Resolved
No more regressions have been noticed and all services are still healthy.
Incident has been resolved.
A follow-up from our cloud provider is still expected and we are taking measures to prevent issues like this in the long-term.
Monitoring
Our cloud provider confirmed the roll-out was stopped. We are also no longer observing any more nodes being replaced for the last 30 minutes.
All services are healthy again and we will keep monitoring the situation.
Identified
We have received an update to the cause of this incident, which is in fact not related to a node hardware failure as previously thought. Our cloud provider has accidentally triggered a rolling replacement of all cluster nodes in our EU-West region. This process is ongoing and may cause intermittent latency spikes or brief errors as workloads migrate and failover between nodes. Impact should be minimal.

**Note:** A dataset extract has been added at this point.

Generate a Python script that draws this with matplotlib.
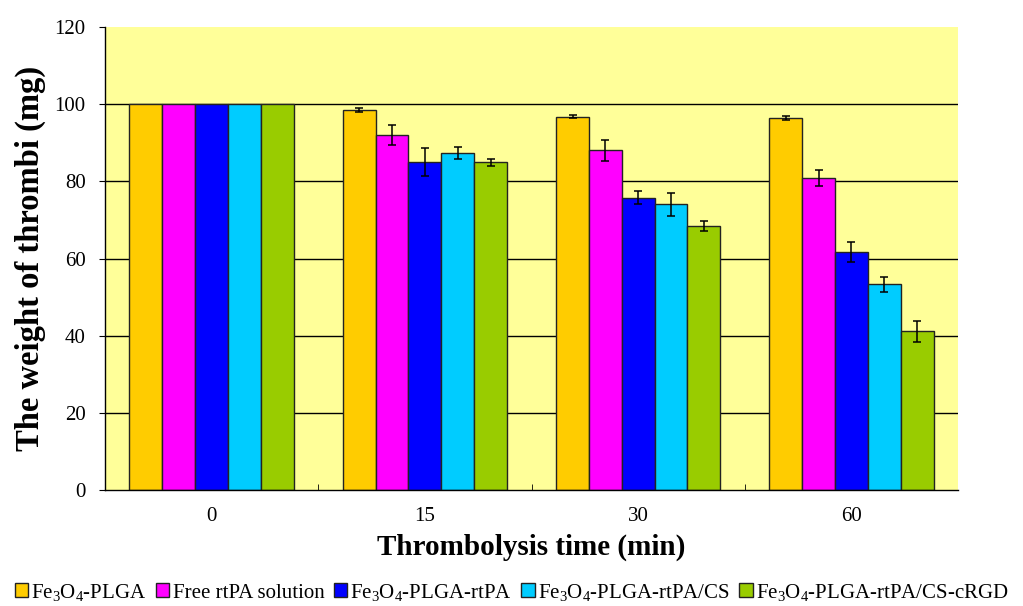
import matplotlib
matplotlib.use("Agg")
import matplotlib.pyplot as plt
import numpy as np

plt.rcParams['font.family'] = ['Liberation Serif', 'DejaVu Serif']
plt.rcParams['mathtext.fontset'] = 'custom'
plt.rcParams['mathtext.rm'] = 'Liberation Serif'
plt.rcParams['mathtext.it'] = 'Liberation Serif'

times = ["0", "15", "30", "60"]
groups = [r"Fe$_3$O$_4$-PLGA", "Free rtPA solution", r"Fe$_3$O$_4$-PLGA-rtPA",
          r"Fe$_3$O$_4$-PLGA-rtPA/CS", r"Fe$_3$O$_4$-PLGA-rtPA/CS-cRGD"]
colors = ["#FFCC00", "#FF00FF", "#0000FF", "#00CCFF", "#99CC00"]

fe_plga = [100, 98.5, 96.8, 96.5]
free_rtpa = [100, 92.0, 88.0, 80.8]
plga_rtpa = [100, 85.0, 75.8, 61.6]
plga_cs = [100, 87.3, 74.1, 53.3]
plga_crgd = [100, 85.0, 68.4, 41.1]

fe_plga_err = [0, 0.6, 0.5, 0.5]
free_rtpa_err = [0, 2.5, 2.6, 2.1]
plga_rtpa_err = [0, 3.6, 1.6, 2.6]
plga_cs_err = [0, 1.5, 3.0, 2.0]
plga_crgd_err = [0, 0.9, 1.2, 2.7]

values = [fe_plga, free_rtpa, plga_rtpa, plga_cs, plga_crgd]
errors = [fe_plga_err, free_rtpa_err, plga_rtpa_err, plga_cs_err, plga_crgd_err]

fig = plt.figure(figsize=(10.23, 6.06), dpi=100)
ax = fig.add_axes([0.1026, 0.1914, 0.834, 0.764])
ax.set_facecolor("#FFFF99")

x = np.arange(len(times))
w = 0.154
for i in range(5):
    pos = x + (i - 2) * w
    errs = [e if e > 0 else np.nan for e in errors[i]]
    ax.bar(pos, values[i], w, color=colors[i], edgecolor="#222222", linewidth=1.0,
           label=groups[i], zorder=2)
    ax.errorbar(pos, values[i], yerr=errs, fmt="none", ecolor="black",
                elinewidth=1.1, capsize=3, capthick=1.1, zorder=3)

yt = [0, 20, 40, 60, 80, 100, 120]
ax.hlines(yt[1:-1], -0.5, 3.5, colors="black", linewidth=1.0, zorder=1)

ax.set_xlim(-0.5, 3.5)
ax.set_ylim(0, 120)
ax.set_yticks(yt)
ax.set_xticks(x)
ax.set_xticklabels(times)
ax.set_xticks([0.5, 1.5, 2.5], minor=True)
ax.tick_params(axis="x", which="major", length=0, labelsize=15, pad=12)
ax.tick_params(axis="x", which="minor", direction="in", length=4)
ax.tick_params(axis="y", labelsize=15, length=4, direction="out", pad=10)
for s in ["top", "right"]:
    ax.spines[s].set_visible(False)
ax.spines["left"].set_linewidth(1.0)
ax.spines["bottom"].set_linewidth(1.0)

ax.set_ylabel("The weight of thrombi (mg)", fontsize=23.5, fontweight="bold", labelpad=6)
ax.set_xlabel("Thrombolysis time (min)", fontsize=21, fontweight="bold", labelpad=6)

fig.legend(loc="lower center", bbox_to_anchor=(0.5, -0.015), ncol=5, frameon=False,
           fontsize=15, handlelength=0.65, handleheight=0.65, handletextpad=0.15,
           columnspacing=0.45, borderaxespad=0.2)

fig.savefig("out.png", dpi=100)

Our team is in contact with our cloud provider to receive updates on the resolution. We will provide updates as the situation develops.
Monitoring
We are monitoring the situation following an infrastructure node failure in one of our availability zones. Read database queries experienced degradation for approximately 72 seconds between 09:21–09:23 UTC impacting authentication during email submission and other endpoints.
Write operations and cache services were unaffected throughout.
All services have fully recovered.
Investigating
We are investigating possible issues related to accessing Lettermint services.
Updates will be shared as soon as we know more.